Exam tip: if a problem mentions air resistance, drag, or a spring and asks you to solve for motion, SUVAT cannot be applied directly. In these cases, energy methods (work-energy theorem) or differential equations are required. Most A-level problems explicitly state "ignore air resistance" — that is your signal that SUVAT is safe to use.
Historical Background
The kinematic equations were developed during the Scientific Revolution. Galileo Galilei derived the key result s ∝ t² for free fall in the early 17th century, using inclined planes to slow the motion to a measurable rate. By timing balls rolling down ramps with a water clock, he established that displacement increases as the square of time — a hallmark of constant acceleration.

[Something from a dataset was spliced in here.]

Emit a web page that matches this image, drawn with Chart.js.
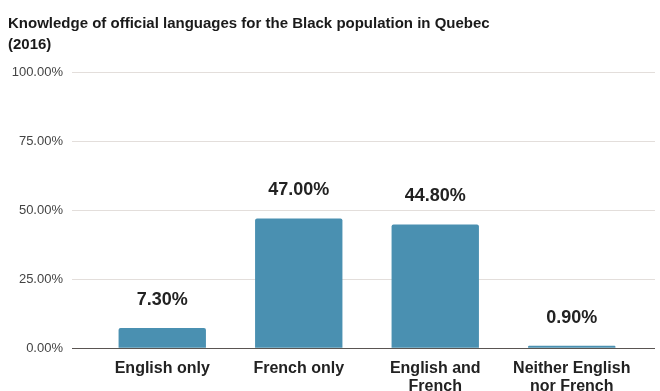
<!DOCTYPE html>
<html>
<head>
<meta charset="utf-8">
<script src="https://cdn.jsdelivr.net/npm/chart.js@4.4.0/dist/chart.umd.min.js"></script>
<style>
  html, body { margin: 0; padding: 0; background: #fff; }
  #wrap { width: 660px; height: 391px; }
</style>
</head>
<body>
<div id="wrap"><canvas id="chart"></canvas></div>
<script>
// data
const categories = ['English only', 'French only', ['English and', 'French'], ['Neither English', 'nor French']];
const percentValues = [7.3, 47.0, 44.8, 0.9];
const yTickValues = [0, 25, 50, 75, 100];

const FONT = '"Liberation Sans", Arial, sans-serif';

function gridColor(ctx) {
  return ctx.tick && ctx.tick.value === 0 ? '#5a5552' : '#e3dedb';
}

// value labels above each bar
const valueLabels = {
  id: 'valueLabels',
  afterDatasetsDraw(chart) {
    const ctx = chart.ctx;
    const meta = chart.getDatasetMeta(0);
    ctx.save();
    ctx.font = 'bold 18px ' + FONT;
    ctx.fillStyle = '#222';
    ctx.textAlign = 'center';
    ctx.textBaseline = 'middle';
    meta.data.forEach((bar, i) => {
      ctx.fillText(percentValues[i].toFixed(2) + '%', bar.x, bar.y - 28);
    });
    ctx.restore();
  }
};

const ctx = document.getElementById('chart').getContext('2d');
new Chart(ctx, {
  type: 'bar',
  data: {
    labels: categories,
    datasets: [{
      data: percentValues,
      backgroundColor: '#4a90b1',
      borderRadius: 2,
      categoryPercentage: 1,
      barPercentage: 0.64
    }]
  },
  options: {
    responsive: true,
    maintainAspectRatio: false,
    animation: false,
    layout: { padding: { left: 8, right: 5, top: 0, bottom: -16 } },
    plugins: {
      legend: { display: false },
      tooltip: { enabled: false },
      title: {
        display: true,
        text: ['Knowledge of official languages for the Black population in Quebec', '(2016)'],
        align: 'start',
        color: '#1a1a1a',
        font: { family: FONT, size: 15, weight: 'bold', lineHeight: 1.4 },
        padding: { top: 13, bottom: 17 }
      }
    },
    scales: {
      x: {
        grid: { display: false, drawTicks: false },
        border: { display: false },
        ticks: {
          color: '#222',
          font: { family: FONT, size: 16, weight: 'bold', lineHeight: 1.15 },
          padding: 11,
          maxRotation: 0,
          autoSkip: false
        }
      },
      y: {
        min: 0,
        max: 100,
        afterBuildTicks(scale) { scale.ticks = yTickValues.map(v => ({ value: v })); },
        afterFit(scale) { scale.width = 86; },
        border: { display: false },
        grid: { color: gridColor, tickLength: 22, lineWidth: 1 },
        ticks: {
          color: '#444',
          font: { family: FONT, size: 13 },
          padding: 9,
          callback: v => v.toFixed(2) + '%'
        }
      },
      y2: {
        position: 'right',
        min: 0,
        max: 100,
        afterBuildTicks(scale) { scale.ticks = yTickValues.map(v => ({ value: v })); },
        border: { display: false },
        grid: { color: gridColor, drawOnChartArea: false, tickLength: 15, lineWidth: 1 },
        ticks: { display: false }
      }
    }
  },
  plugins: [valueLabels]
});
</script>
</body>
</html>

Newton's Second Law (F = ma) provided the theoretical foundation that Galileo lacked: constant net force on constant mass gives constant acceleration, and SUVAT is the mathematical consequence. The equations themselves are a direct result of integrating constant acceleration with respect to time — a fact that becomes transparent when you study calculus-based mechanics.